The 360-degree feedback review involves collecting perceptions about an individual‘s job performance and the impact of that behavior in the workplace from a variety of constituencies: peers, supervisors, direct reports, internal and external customers, and suppliers. These sources are normally chosen based on their opportunity for firsthand interaction with the individual. By increasing the number of evaluations, a more balanced and comprehensive view of an individual‘s overall job performance is possible. As jobs have become increasingly complex, the additional insight this feedback can afford an employee in relation to career development is especially important, because it is unlikely an immediate supervisor will have the opportunity to observe an employee‘s work behavior in all relevant situations.
Other names for 360-degree feedback are multirater feedback, multisource feedback, full-circle appraisal and group performance review. The terms multirater, multisource and 360-degree feedback will be used interchangeably.
The 360-degree feedback model differs substantially from the traditional performance appraisal completed by an employee‘s immediate supervisor. The purpose of the supervisor-only appraisal is to provide effective, useful feedback to employees with the goal of improving job performance and providing management with the information it needs to make decisions related to pay and promotions. Because the supervisor-only performance model relies on a single perspective, there are several potential limitations: the performance appraisal may reflect individual biases, the supervisor may have had insufficient opportunity or motivation to observe the performance of the employee, the supervisor may be unwilling to confront poor or ineffective performance, and individual supervisors will approach the task with different degrees of insight and ability in relation to the performance appraisal process.

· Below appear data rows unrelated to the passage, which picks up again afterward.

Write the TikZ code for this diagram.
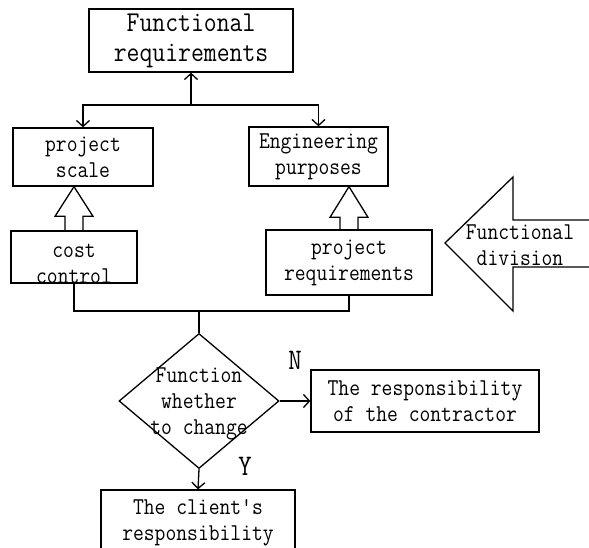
\documentclass[tikz,border=0pt]{standalone}
\usepackage{graphicx}
\usetikzlibrary{arrows.meta,shapes.geometric,calc}
\newcommand{\vs}[1]{\scalebox{1}[1.15]{#1}}
\begin{document}
\begin{tikzpicture}[x=1pt,y=-1pt,
  line width=1.3pt,
  box/.style={draw, rectangle, inner sep=0pt, align=center},
  txt/.style={font=\ttfamily\fontsize{21}{26}\selectfont, align=center, inner sep=0pt},
  bigtxt/.style={font=\ttfamily\fontsize{25}{30}\selectfont, align=center, inner sep=0pt},
  arr/.style={-{Straight Barb[length=6pt,width=13pt]}},
  hollow/.style={draw, line join=miter}]
\clip (0,0) rectangle (589,548);
\fill[white] (0,0) rectangle (589,548);

% boxes
\node[box, bigtxt, minimum width=204pt, minimum height=63pt] (fr) at (191,40.5) {\vs{Functional}\\\vs{requirements}};
\node[box, txt, minimum width=140pt, minimum height=58pt] (ps) at (83,157) {\vs{project}\\\vs{scale}};
\node[box, txt, minimum width=139pt, minimum height=59pt] (ep) at (318.5,156.5) {\vs{Engineering}\\\vs{purposes}};
\node[box, minimum width=126pt, minimum height=52pt] (cc) at (74,257) {};
\node[txt] (cct) at (74,264) {\vs{cost}\\\vs{control}};
\node[box, txt, minimum width=166pt, minimum height=65pt] (pr) at (349,262.5) {\vs{project}\\\vs{requirements}};
\node[draw, diamond, inner sep=0pt, minimum width=160pt, minimum height=135pt] (dia) at (199,401) {};
\node[txt] (diat) at (199,404) {\vs{Function}\\\vs{whether}\\\vs{to change}};
\node[box, txt, minimum width=228pt, minimum height=62pt] (con) at (425,401) {\vs{The responsibility}\\\vs{of the contractor}};
\node[box, minimum width=194pt, minimum height=80pt] (cl) at (198,530) {};
\node[txt] (clt) at (198,523) {\vs{The client's}\\\vs{responsibility}};

% big left arrow
\draw[line join=miter] (445,243) -- (513,177) -- (513,220) -- (600,220) -- (600,267) -- (513,267) -- (513,311) -- cycle;
\node[txt] (div) at (520,245) {\vs{Functional}\\\vs{division}};

% labels
\node[font=\ttfamily\fontsize{26}{30}\selectfont, inner sep=0pt] (N) at (295,360) {\vs{N}};
\node[font=\ttfamily\fontsize{26}{30}\selectfont, inner sep=0pt] (Y) at (245,466) {\vs{Y}};

% connectors
\coordinate (t) at (191,105);
\coordinate (j) at (199,311);
\draw[arr] (t) -- (fr.south);
\draw[arr] (t) -| (ps.north);
\draw[arr] (t) -| (ep.north);
\draw (cc.south) |- (j) -| (pr.south);
\draw (j) -- (dia.north);
\draw[arr] (dia.east) -- (con.west);
\draw[arr] (dia.south) -- (cl.north);

% hollow arrows
\draw[hollow] ($(cc.north)+(-9,0)$) -- ++(0,-14) -- ++(-10,0) -- (cc.north |- ps.south)
  -- ($(cc.north)+(19,-14)$) -- ++(-10,0) -- ($(cc.north)+(9,0)$);
\draw[hollow] ($(pr.north)+(-9,0)$) -- ++(0,-12) -- ++(-10,0) -- (pr.north |- ep.south)
  -- ($(pr.north)+(19,-12)$) -- ++(-10,0) -- ($(pr.north)+(9,0)$);
\end{tikzpicture}
\end{document}
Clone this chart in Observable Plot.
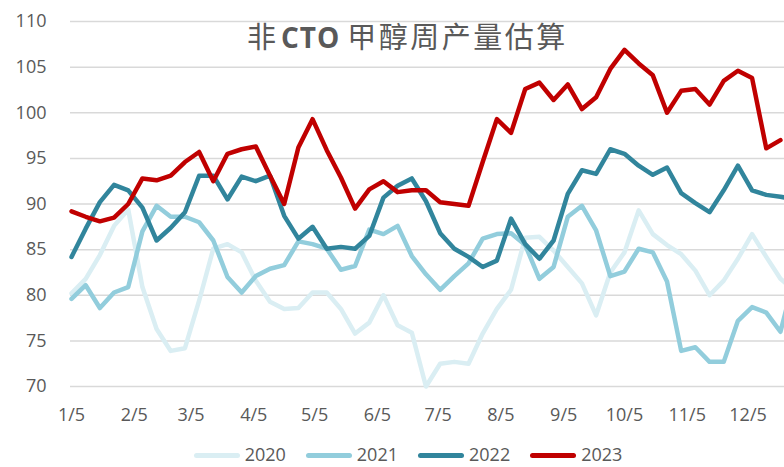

The Value of Multiple Rating Perspectives
The use of multiple rating sources or perspectives is clearly an important strength of 360-degree feedback, and contributions from different perspectives can be especially interesting and valuable in their own right. Traditionally, supervisors have been charged with assessing the effectiveness of their direct reports. In 360-degree feedback, other raters, such as peers and direct reports, bring different, and possibly inconsistent, information to the rating process. For example, it is possible that a feedback recipient may be seen as effective by one person but ineffective by someone else. According to contingency theories of leadership, leaders constantly adjust their behavior to the particular situation (Yukl and Van Fleet, 1992). It follows then that managers who behave differently toward their co-workers will be rated differently by these individuals. So each rating source may be valid from its own perspective. It can be helpful for individuals to be aware of these situational behavior pat-terns so that they can anticipate them.
Making the Best Use of Multiple Rating Perspectives
Different rating perspectives provide unique information about an individual‘s performance. Given the potential for differences among the rating perspectives, combining all raters together into one category is not desirable or beneficial. Usually, 360-degree feedback instruments have a common set of dimensions for which it is also useful to have different sets of rating perspectives by rater group. In other words, in addition to the common dimensions, each rater group would also rate a set of dimensions specifically designed for a given group. For example, direct reports could be given a set of dimensions specifically designed to evaluate elements of the supervisor-employee relationship related to leadership, communication and interpersonal skills.